Joy Castro and Amelia Montes for release of Island of Bones at Indigo Bridge Books, ©labloga.blogspot.com

 

 

Her interest in Spanish-speaking cultures and identities infuses her work.

“Latinidad is hugely important to me, and it is definitely connected with class and gender. Because of the great wave of well-to-do Cuban immigrants who came to the USA when Fidel Castro took power, many people assume all Cuban-Americans are wealthy and right-leaning. That wasn’t the case for my family, who had been in Key West since the 1800s and were working-class and lefty-liberal.”

Island of Bones explores that little-known history.

“My father experienced racism and police abuse in Miami in the 1950s, after which he tried very hard to assimilate and be ‘American’ in ways ultimately painful for him and for us.”

Her father, a conch diver as a boy, moved north as a young man seeking adventure and a wider life.  As The Keys became an expensive resort playground that priced old-line residents out, some family relatives were forced to leave.

Her father committed suicide in 2002. One of her essays deals with the aftermath.

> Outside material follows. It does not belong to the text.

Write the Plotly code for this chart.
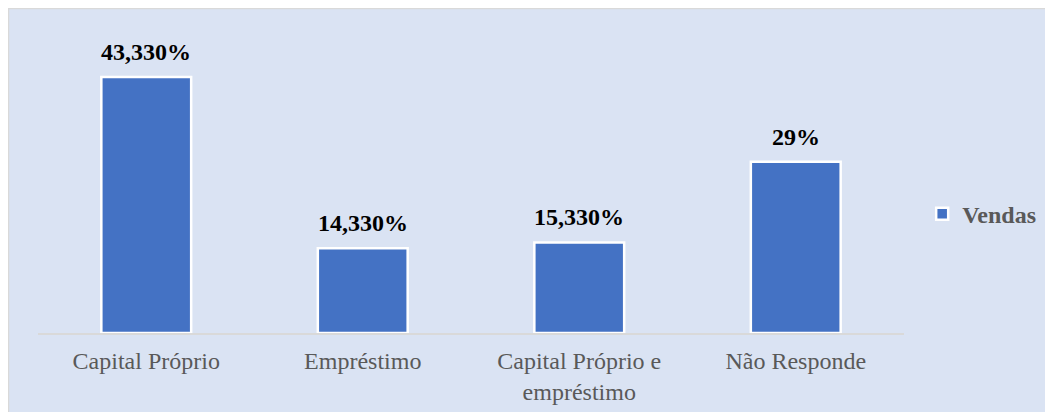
import plotly.graph_objects as go

# data
categories = ["Capital Próprio", "Empréstimo", "Capital Próprio e<br>empréstimo", "Não Responde"]
vendas = [43.33, 14.33, 15.33, 29.0]
value_labels = ["43,330%", "14,330%", "15,330%", "29%"]
series_name = "Vendas"

BAR_BLUE = "#4472C4"
PANEL_BG = "#DAE3F3"
BORDER = "#D9D9D9"
TEXT_GRAY = "#595959"
SERIF = "Liberation Serif, Times New Roman, serif"

W, H = 1045, 404          # page body adds an 8px margin on top/left
L, R, T, B = 30, 149, 12, 79
plot_w, plot_h = W - L - R, H - T - B

fig = go.Figure()
fig.add_trace(go.Bar(
    x=categories,
    y=vendas,
    name=series_name,
    marker=dict(color=BAR_BLUE, line=dict(color="white", width=2.5)),
    showlegend=True,
))

# value labels above the bars
for cat, val, lab in zip(categories, vendas, value_labels):
    fig.add_annotation(
        x=cat, y=val, text=f"<b>{lab}</b>",
        showarrow=False, yanchor="bottom", yshift=10,
        font=dict(family=SERIF, size=24, color="black"),
    )

# thin gray border along the top/left edge of the chart panel
fig.add_shape(type="rect", xref="paper", yref="paper",
              x0=-L / plot_w, x1=1.5, y0=-0.6, y1=1 + T / plot_h,
              fillcolor="rgba(0,0,0,0)", line=dict(color=BORDER, width=2.5))

fig.update_layout(
    width=W, height=H,
    margin=dict(l=L, r=R, t=T, b=B),
    paper_bgcolor=PANEL_BG,
    plot_bgcolor="rgba(0,0,0,0)",
    bargap=0.585,
    font=dict(family=SERIF, size=24, color=TEXT_GRAY),
    xaxis=dict(
        showline=True, linecolor=BORDER, linewidth=1.5,
        ticks="", showgrid=False, ticklabelstandoff=5, automargin=False,
        tickfont=dict(size=24, color=TEXT_GRAY),
    ),
    yaxis=dict(range=[0, 53], visible=False, showgrid=False, zeroline=False,
               automargin=False),
    legend=dict(
        x=1.021, xanchor="left", y=0.38, yanchor="middle",
        bgcolor="rgba(0,0,0,0)",
        font=dict(family=SERIF, size=24, color=TEXT_GRAY, weight="bold"),
    ),
)

fig.write_html("out.html")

“For my brother Tony and me, our father’s life is a cautionary tale about the costs of shame and of trying to erase who you are. We raised our children to be proud of their heritage. My son is fluent in Spanish, for example, which my father refused to speak at home.”

What it means to be Latina and the roles Latinas play are also primary concerns.

“I’m glad to say things are changing. But despite many advances in women’s rights, Latinas are often pushed, even today, to put men first, to have babies, to love the church without question, to be submissive and obedient to authority. It took me a long time to crawl out from under the expectations I was raised with.”